D) In this model pain and suffering are developmental tools. They are “smelling salts” to wake humanity up to reality, and suffering is to “refine, strengthen, and beautify” the soul like a forge refines gold.
1) Human goodness slowly built up through moral effort is of significantly higher value to God than goodness created instantaneously.
3) It is important to know about this because you will see it in unsuspecting places like cute little memes on social media. Here are some examples of this idea in motivational-type quotes
A) “If you had not suffered as you have, there would be no depth to you as a human being, no humility, no compassion.”
1) It’s a nice quote, and there truly is a sense in which we grow through suffering.
2) But this quote says, “there would be no…” The idea is that you cannot be what God wants you to be without suffering.
B) “What good is the warmth of summer, without the cold of winter to give it sweetness?”
C) Variations of “No pain, no gain” but with philosophical spins, like “I’m so thankful for my pain.
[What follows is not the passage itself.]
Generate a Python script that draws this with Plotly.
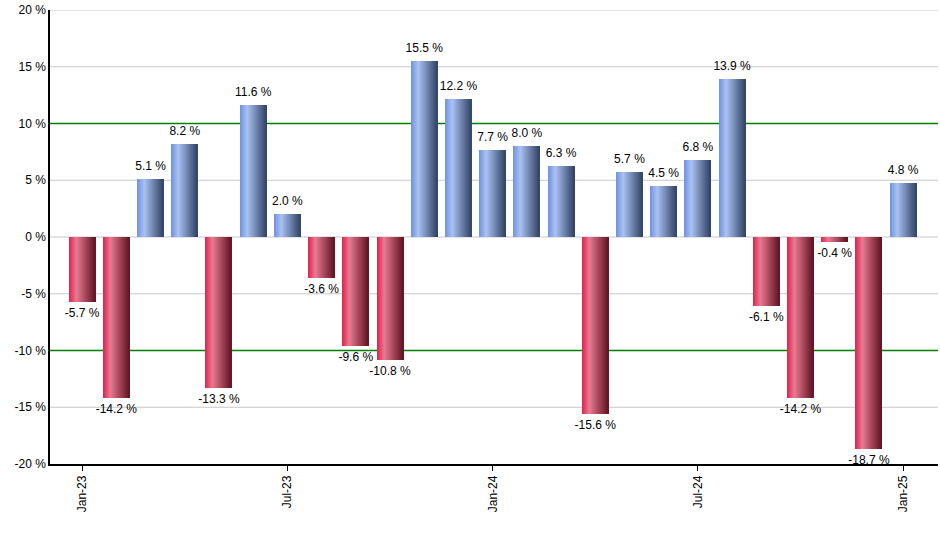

Without it, my happiness would mean nothing.”
D) “The deeper that sorrow carves into your being, the more joy you can contain.”
E) “This suffering is just prepping me for peak happiness later.”
4) Critiques
A) Evil is a thing that God made (it is a part of his perfect creation) to make humanity morally perfect.
1) No. Evil is a fall from God’s morally perfect creation. Evil is a flaw, not a feature.
B) Recall the evidential problem of evil and gratuitous evil. Much evil appears to be crushing and destructive rather than character-building. But skeptical theism would fit here.
C) Keller critiques the distribution of pain. Some great souls suffer excessively while some bad souls suffer very little. This is a bad answer to a bad problem. There are no good people.
D) Hick goes wild with his eschatology and universalism. The soul making process continues after death and God’s full plan will not be over until every soul is eventually perfected.
[1] From Richard Swinburne, Providence and the Problem of Evil.
[2] These words are from a poem by John Keats.